**INFORMATION SUPPLIED**:
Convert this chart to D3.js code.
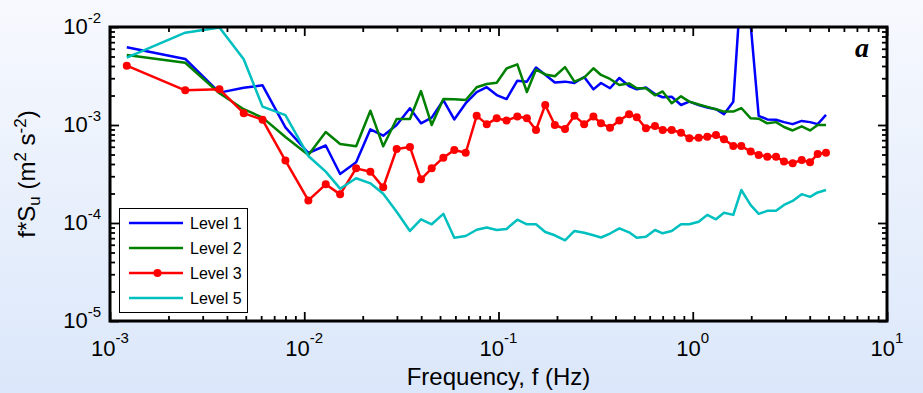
<!DOCTYPE html>
<html>
<head>
<meta charset="utf-8">
<script src="https://cdn.jsdelivr.net/npm/d3@7"></script>
<style>
  html, body { margin: 0; padding: 0; overflow: hidden; }
  svg { display: block; }
</style>
</head>
<body>
<svg id="chart" width="923" height="393"></svg>
<script>
// Frequency bins (Hz) shared by all levels
const freq = [0.00122, 0.00244, 0.00366, 0.00488, 0.0061, 0.0080, 0.0105, 0.0129, 0.0153, 0.0185,
  0.0219, 0.0255, 0.0299, 0.0350, 0.0399, 0.0453, 0.0520, 0.0592, 0.0678, 0.0772,
  0.0870, 0.0979, 0.110, 0.125, 0.140, 0.156, 0.174, 0.195, 0.220, 0.246,
  0.276, 0.308, 0.337, 0.375, 0.419, 0.470, 0.515, 0.574, 0.639, 0.700,
  0.779, 0.870, 0.960, 1.073, 1.188, 1.317, 1.448, 1.617, 1.778, 1.988,
  2.185, 2.420, 2.684, 2.950, 3.269, 3.638, 4.015, 4.397, 4.853];

// Pre-multiplied spectra f*Su (m^2 s^-2)
const level1 = [6.21e-3, 4.72e-3, 2.14e-3, 2.40e-3, 2.54e-3, 9.47e-4, 5.18e-4, 6.18e-4, 3.16e-4, 4.16e-4,
  9.04e-4, 7.78e-4, 1.00e-3, 1.48e-3, 1.04e-3, 1.19e-3, 1.79e-3, 1.14e-3, 1.67e-3, 2.17e-3,
  2.43e-3, 2.02e-3, 1.84e-3, 2.83e-3, 2.77e-3, 3.86e-3, 3.26e-3, 2.71e-3, 2.77e-3, 2.68e-3,
  3.09e-3, 2.31e-3, 2.68e-3, 2.37e-3, 3.02e-3, 2.50e-3, 2.31e-3, 2.41e-3, 2.07e-3, 1.92e-3,
  1.94e-3, 1.60e-3, 1.73e-3, 1.60e-3, 1.51e-3, 1.45e-3, 1.29e-3, 1.73e-3, 2.88e-2, 1.05e-2,
  1.24e-3, 1.14e-3, 1.13e-3, 1.07e-3, 1.02e-3, 1.10e-3, 1.07e-3, 1.02e-3, 1.27e-3];

const level2 = [5.18e-3, 4.32e-3, 2.11e-3, 1.45e-3, 1.19e-3, 7.54e-4, 4.94e-4, 8.48e-4, 6.40e-4, 6.06e-4,
  1.40e-3, 6.06e-4, 1.15e-3, 1.15e-3, 2.22e-3, 1.00e-3, 1.84e-3, 1.83e-3, 1.80e-3, 2.43e-3,
  2.62e-3, 2.70e-3, 3.77e-3, 4.16e-3, 2.17e-3, 3.68e-3, 3.28e-3, 3.14e-3, 3.89e-3, 2.77e-3,
  3.05e-3, 3.79e-3, 3.24e-3, 2.95e-3, 2.56e-3, 2.66e-3, 2.37e-3, 2.37e-3, 2.01e-3, 2.20e-3,
  1.67e-3, 1.96e-3, 1.73e-3, 1.62e-3, 1.53e-3, 1.45e-3, 1.37e-3, 1.37e-3, 1.49e-3, 1.17e-3,
  1.16e-3, 1.04e-3, 1.07e-3, 9.54e-4, 8.79e-4, 9.70e-4, 8.79e-4, 1.00e-3, 1.00e-3];

const level3 = [4.03e-3, 2.26e-3, 2.31e-3, 1.32e-3, 1.13e-3, 4.33e-4, 1.70e-4, 2.48e-4, 1.96e-4, 3.61e-4,
  3.34e-4, 2.31e-4, 5.69e-4, 5.97e-4, 2.79e-4, 3.61e-4, 4.64e-4, 5.56e-4, 5.21e-4, 1.24e-3,
  1.02e-3, 1.17e-3, 1.11e-3, 1.22e-3, 1.17e-3, 8.89e-4, 1.60e-3, 1.00e-3, 9.10e-4, 1.24e-3,
  1.02e-3, 1.22e-3, 1.04e-3, 9.38e-4, 1.11e-3, 1.29e-3, 1.20e-3, 9.24e-4, 9.77e-4, 8.89e-4,
  8.89e-4, 8.34e-4, 7.31e-4, 7.41e-4, 7.60e-4, 7.91e-4, 7.15e-4, 6.11e-4, 6.11e-4, 5.35e-4,
  4.95e-4, 4.75e-4, 4.75e-4, 4.23e-4, 4.07e-4, 4.40e-4, 4.16e-4, 5.06e-4, 5.21e-4];

const level5 = [4.86e-3, 8.75e-3, 9.90e-3, 4.68e-3, 1.54e-3, 1.26e-3, 4.83e-4, 3.34e-4, 2.24e-4, 2.86e-4,
  2.54e-4, 1.99e-4, 1.30e-4, 8.29e-5, 1.09e-4, 9.70e-5, 1.24e-4, 7.08e-5, 7.37e-5, 8.54e-5,
  9.00e-5, 8.48e-5, 8.69e-5, 1.08e-4, 9.70e-5, 9.70e-5, 8.10e-5, 7.49e-5, 6.66e-5, 8.29e-5,
  7.96e-5, 7.49e-5, 7.11e-5, 7.81e-5, 8.83e-5, 8.04e-5, 7.08e-5, 7.25e-5, 8.48e-5, 7.85e-5,
  8.29e-5, 9.70e-5, 9.72e-5, 1.03e-4, 1.21e-4, 1.09e-4, 1.27e-4, 1.21e-4, 2.17e-4, 1.52e-4,
  1.24e-4, 1.33e-4, 1.33e-4, 1.53e-4, 1.68e-4, 1.97e-4, 1.85e-4, 2.05e-4, 2.17e-4];

const seriesNames = ["Level 1", "Level 2", "Level 3", "Level 5"];
const seriesColors = ["#0000ff", "#008000", "#ff0000", "#00bfbf"];
const seriesMarkers = [false, false, true, false];

const xTickValues = [1e-3, 1e-2, 1e-1, 1e0, 1e1];
const xTickExp = ["-3", "-2", "-1", "0", "1"];
const yTickValues = [1e-5, 1e-4, 1e-3, 1e-2];
const yTickExp = ["-5", "-4", "-3", "-2"];

const xTitle = "Frequency, f (Hz)";
const panelLetter = "a";

// ---- layout ----
const W = 923, H = 393;
const box = { left: 110, right: 887, top: 27, bottom: 321 };
const FONT = "'Liberation Sans', Arial, Helvetica, sans-serif";

const svg = d3.select("#chart");
const defs = svg.append("defs");

const grad = defs.append("linearGradient")
  .attr("id", "bg").attr("x1", 0).attr("y1", 0).attr("x2", 0).attr("y2", 1);
grad.append("stop").attr("offset", "0%").attr("stop-color", "#f7f9fe");
grad.append("stop").attr("offset", "100%").attr("stop-color", "#dbe7fa");

svg.append("rect").attr("width", W).attr("height", H).attr("fill", "url(#bg)");

defs.append("clipPath").attr("id", "plotclip")
  .append("rect")
  .attr("x", box.left).attr("y", box.top)
  .attr("width", box.right - box.left).attr("height", box.bottom - box.top);

const x = d3.scaleLog().domain([1e-3, 1e1]).range([box.left, box.right]);
const y = d3.scaleLog().domain([1e-5, 1e-2]).range([box.bottom, box.top]);

// plot background
svg.append("rect")
  .attr("x", box.left).attr("y", box.top)
  .attr("width", box.right - box.left).attr("height", box.bottom - box.top)
  .attr("fill", "#ffffff");

// ---- series ----
const series = [level1, level2, level3, level5].map((vals, i) => ({
  name: seriesNames[i], color: seriesColors[i], marker: seriesMarkers[i],
  points: freq.map((f, j) => ({ f: f, v: vals[j] }))
}));

const line = d3.line().x(d => x(d.f)).y(d => y(d.v));
const plot = svg.append("g").attr("clip-path", "url(#plotclip)");

series.forEach(s => {
  plot.append("path")
    .datum(s.points)
    .attr("d", line)
    .attr("fill", "none")
    .attr("stroke", s.color)
    .attr("stroke-width", 2.5)
    .attr("stroke-linejoin", "round");
  if (s.marker) {
    plot.selectAll(null).data(s.points).enter().append("circle")
      .attr("cx", d => x(d.f)).attr("cy", d => y(d.v))
      .attr("r", 4).attr("fill", s.color);
  }
});

// ---- ticks (log minor + major, inward, on all four sides) ----
function minorTicks(lo, hi) {
  const out = [];
  for (let e = lo; e < hi; e++) for (let k = 2; k <= 9; k++) out.push(k * Math.pow(10, e));
  return out;
}
const xMinor = minorTicks(-3, 1);
const yMinor = minorTicks(-5, -2);

function tickAxis(gen, values, size, transform) {
  const g = svg.append("g").attr("transform", transform)
    .call(gen.tickValues(values).tickSizeInner(size).tickSizeOuter(0).tickFormat(""));
  g.select(".domain").remove();
  g.selectAll(".tick line").attr("stroke", "#000").attr("stroke-width", 1.8);
  return g;
}
const MAJ = 9, MIN = 5;
tickAxis(d3.axisBottom(x), xMinor, -MIN, `translate(0,${box.bottom})`);
tickAxis(d3.axisBottom(x), xTickValues, -MAJ, `translate(0,${box.bottom})`);
tickAxis(d3.axisTop(x), xMinor, -MIN, `translate(0,${box.top})`);
tickAxis(d3.axisTop(x), xTickValues, -MAJ, `translate(0,${box.top})`);
tickAxis(d3.axisLeft(y), yMinor, -MIN, `translate(${box.left},0)`);
tickAxis(d3.axisLeft(y), yTickValues, -MAJ, `translate(${box.left},0)`);
tickAxis(d3.axisRight(y), yMinor, -MIN, `translate(${box.right},0)`);
tickAxis(d3.axisRight(y), yTickValues, -MAJ, `translate(${box.right},0)`);

// frame
svg.append("rect")
  .attr("x", box.left).attr("y", box.top)
  .attr("width", box.right - box.left).attr("height", box.bottom - box.top)
  .attr("fill", "none").attr("stroke", "#000").attr("stroke-width", 3);

// ---- tick labels with superscript exponents ----
const xl = svg.append("g").attr("font-family", FONT).attr("fill", "#000");
xTickValues.forEach((v, i) => {
  const t = xl.append("text")
    .attr("x", x(v)).attr("y", 356)
    .attr("text-anchor", "middle").attr("font-size", 22);
  t.append("tspan").text("10");
  t.append("tspan").attr("dy", -13).attr("font-size", 15).text(xTickExp[i]);
});
const yl = svg.append("g").attr("font-family", FONT).attr("fill", "#000");
yTickValues.forEach((v, i) => {
  const t = yl.append("text")
    .attr("x", 101).attr("y", y(v) + 7)
    .attr("text-anchor", "end").attr("font-size", 22);
  t.append("tspan").text("10");
  t.append("tspan").attr("dy", -11).attr("font-size", 15).text(yTickExp[i]);
});

// ---- axis titles ----
svg.append("text")
  .attr("x", (box.left + box.right) / 2).attr("y", 385)
  .attr("text-anchor", "middle")
  .attr("font-family", FONT).attr("font-size", 24)
  .text(xTitle);

const yt = svg.append("text")
  .attr("transform", `translate(35,${(box.top + box.bottom) / 2}) rotate(-90)`)
  .attr("text-anchor", "middle")
  .attr("font-family", FONT).attr("font-size", 24);
yt.append("tspan").text("f*S");
yt.append("tspan").attr("dy", 5).attr("font-size", 17).text("u");
yt.append("tspan").attr("dy", -5).text(" (m");
yt.append("tspan").attr("dy", -9).attr("font-size", 17).text("2");
yt.append("tspan").attr("dy", 9).text(" s");
yt.append("tspan").attr("dy", -9).attr("font-size", 17).text("-2");
yt.append("tspan").attr("dy", 9).text(")");

// panel letter
svg.append("text")
  .attr("x", 862).attr("y", 57)
  .attr("text-anchor", "middle")
  .attr("font-family", "'Liberation Serif', 'Times New Roman', serif")
  .attr("font-style", "italic").attr("font-weight", "bold")
  .attr("font-size", 28)
  .text(panelLetter);

// ---- legend ----
const lg = svg.append("g").attr("font-family", FONT);
lg.append("rect")
  .attr("x", 119.5).attr("y", 208.5).attr("width", 128).attr("height", 104)
  .attr("fill", "#fff").attr("stroke", "#000").attr("stroke-width", 1);
series.forEach((s, i) => {
  const yy = 223 + i * 25;
  lg.append("line")
    .attr("x1", 129).attr("x2", 183).attr("y1", yy).attr("y2", yy)
    .attr("stroke", s.color).attr("stroke-width", 2.5);
  if (s.marker) {
    lg.append("circle").attr("cx", 157.5).attr("cy", yy).attr("r", 4).attr("fill", s.color);
  }
  lg.append("text")
    .attr("x", 190).attr("y", yy + 6)
    .attr("font-size", 16).attr("fill", "#000")
    .text(s.name);
});
</script>
</body>
</html>
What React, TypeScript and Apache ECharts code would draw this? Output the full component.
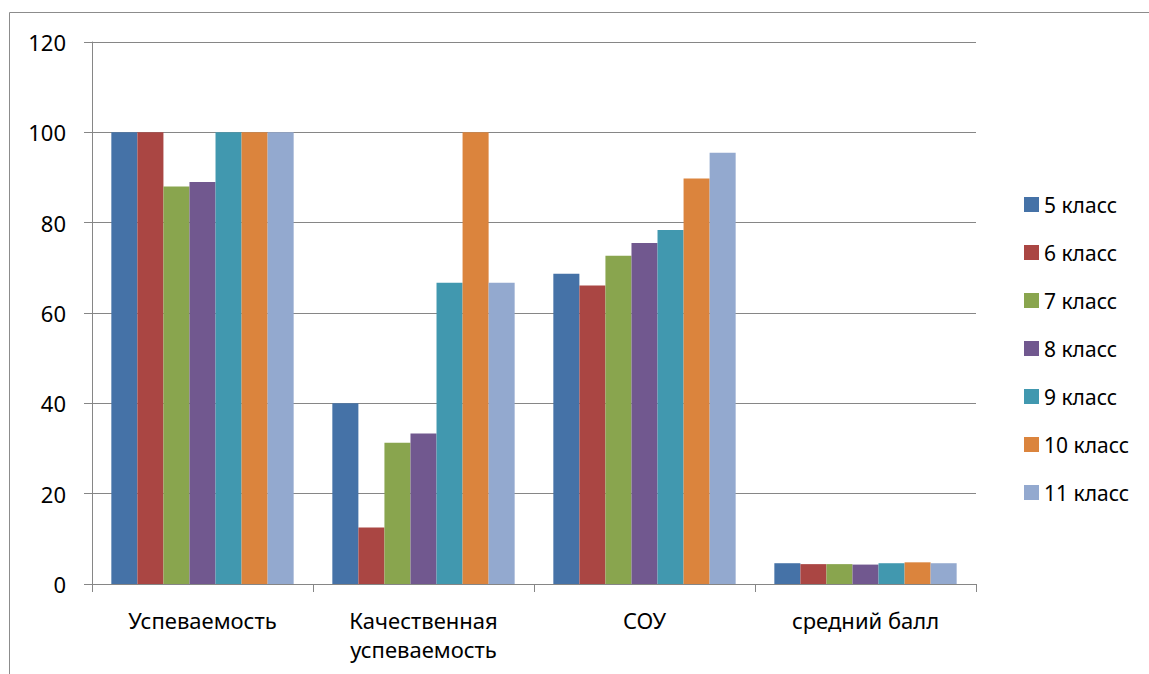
import React, { useEffect, useRef } from "react";
import * as echarts from "echarts";

const categories = ["Успеваемость", "Качественная\nуспеваемость", "СОУ", "средний балл"];
const seriesNames = ["5 класс", "6 класс", "7 класс", "8 класс", "9 класс", "10 класс", "11 класс"];
const grade5 = [100, 40, 68.7, 4.6];
const grade6 = [100, 12.5, 66.1, 4.4];
const grade7 = [88, 31.3, 72.7, 4.4];
const grade8 = [89, 33.3, 75.5, 4.3];
const grade9 = [100, 66.7, 78.4, 4.6];
const grade10 = [100, 100, 89.8, 4.8];
const grade11 = [100, 66.7, 95.5, 4.6];
const seriesValues = [grade5, grade6, grade7, grade8, grade9, grade10, grade11];
const colors = ["#4572A7", "#AA4643", "#89A54E", "#71588F", "#4198AF", "#DB843D", "#93A9CF"];

const FONT = "Noto Sans";

export default function App() {
  const ref = useRef<HTMLDivElement>(null);
  useEffect(() => {
    if (!ref.current) return;
    const chart = echarts.init(ref.current, null, { renderer: "svg" });
    chart.setOption({
      animation: false,
      backgroundColor: "#ffffff",
      textStyle: { fontFamily: FONT },
      graphic: [
        {
          type: "rect",
          shape: { x: 9.5, y: 12.5, width: 1300, height: 800 },
          style: { fill: "none", stroke: "#8c8c8c", lineWidth: 1 },
          silent: true,
        },
      ],
      legend: {
        orient: "vertical",
        left: 1019,
        top: 189,
        itemWidth: 15,
        itemHeight: 15,
        itemGap: 27,
        icon: "rect",
        data: seriesNames,
        textStyle: { fontFamily: FONT, fontSize: 21, color: "#000", lineHeight: 21 },
      },
      grid: { left: 92, top: 42, right: 173, bottom: 90, containLabel: false },
      xAxis: {
        type: "category",
        data: categories,
        axisLine: { lineStyle: { color: "#868686", width: 1 } },
        axisTick: { show: true, length: 8, lineStyle: { color: "#868686" } },
        axisLabel: {
          fontFamily: FONT,
          fontSize: 22,
          color: "#000",
          margin: 21,
          lineHeight: 29,
          interval: 0,
        },
        splitLine: { show: false },
      },
      yAxis: {
        type: "value",
        min: 0,
        max: 120,
        interval: 20,
        axisLine: { show: true, lineStyle: { color: "#868686", width: 1 } },
        axisTick: { show: true, length: 8, lineStyle: { color: "#868686" } },
        axisLabel: { fontFamily: FONT, fontSize: 22, color: "#000", margin: 26 },
        splitLine: { show: true, lineStyle: { color: "#868686", width: 1 } },
      },
      series: seriesNames.map((name, i) => ({
        name,
        type: "bar",
        data: seriesValues[i],
        barGap: "0%",
        barCategoryGap: "17.5%",
        itemStyle: { color: colors[i] },
      })),
    });
    return () => chart.dispose();
  }, []);
  return (
    <div
      ref={ref}
      style={{ position: "absolute", left: 0, top: 0, width: 1149, height: 674 }}
    />
  );
}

**AIM**: Repeat, with no pictures, each line from the beginning of the data through the line containing "1.07e-3, 1.02e-3, 1.27e-3];", inclusive.

**SOLUTION FOR THIS PROBLEM**:
Convert this chart to D3.js code.
<!DOCTYPE html>
<html>
<head>
<meta charset="utf-8">
<script src="https://cdn.jsdelivr.net/npm/d3@7"></script>
<style>
  html, body { margin: 0; padding: 0; overflow: hidden; }
  svg { display: block; }
</style>
</head>
<body>
<svg id="chart" width="923" height="393"></svg>
<script>
// Frequency bins (Hz) shared by all levels
const freq = [0.00122, 0.00244, 0.00366, 0.00488, 0.0061, 0.0080, 0.0105, 0.0129, 0.0153, 0.0185,
  0.0219, 0.0255, 0.0299, 0.0350, 0.0399, 0.0453, 0.0520, 0.0592, 0.0678, 0.0772,
  0.0870, 0.0979, 0.110, 0.125, 0.140, 0.156, 0.174, 0.195, 0.220, 0.246,
  0.276, 0.308, 0.337, 0.375, 0.419, 0.470, 0.515, 0.574, 0.639, 0.700,
  0.779, 0.870, 0.960, 1.073, 1.188, 1.317, 1.448, 1.617, 1.778, 1.988,
  2.185, 2.420, 2.684, 2.950, 3.269, 3.638, 4.015, 4.397, 4.853];

// Pre-multiplied spectra f*Su (m^2 s^-2)
const level1 = [6.21e-3, 4.72e-3, 2.14e-3, 2.40e-3, 2.54e-3, 9.47e-4, 5.18e-4, 6.18e-4, 3.16e-4, 4.16e-4,
  9.04e-4, 7.78e-4, 1.00e-3, 1.48e-3, 1.04e-3, 1.19e-3, 1.79e-3, 1.14e-3, 1.67e-3, 2.17e-3,
  2.43e-3, 2.02e-3, 1.84e-3, 2.83e-3, 2.77e-3, 3.86e-3, 3.26e-3, 2.71e-3, 2.77e-3, 2.68e-3,
  3.09e-3, 2.31e-3, 2.68e-3, 2.37e-3, 3.02e-3, 2.50e-3, 2.31e-3, 2.41e-3, 2.07e-3, 1.92e-3,
  1.94e-3, 1.60e-3, 1.73e-3, 1.60e-3, 1.51e-3, 1.45e-3, 1.29e-3, 1.73e-3, 2.88e-2, 1.05e-2,
  1.24e-3, 1.14e-3, 1.13e-3, 1.07e-3, 1.02e-3, 1.10e-3, 1.07e-3, 1.02e-3, 1.27e-3];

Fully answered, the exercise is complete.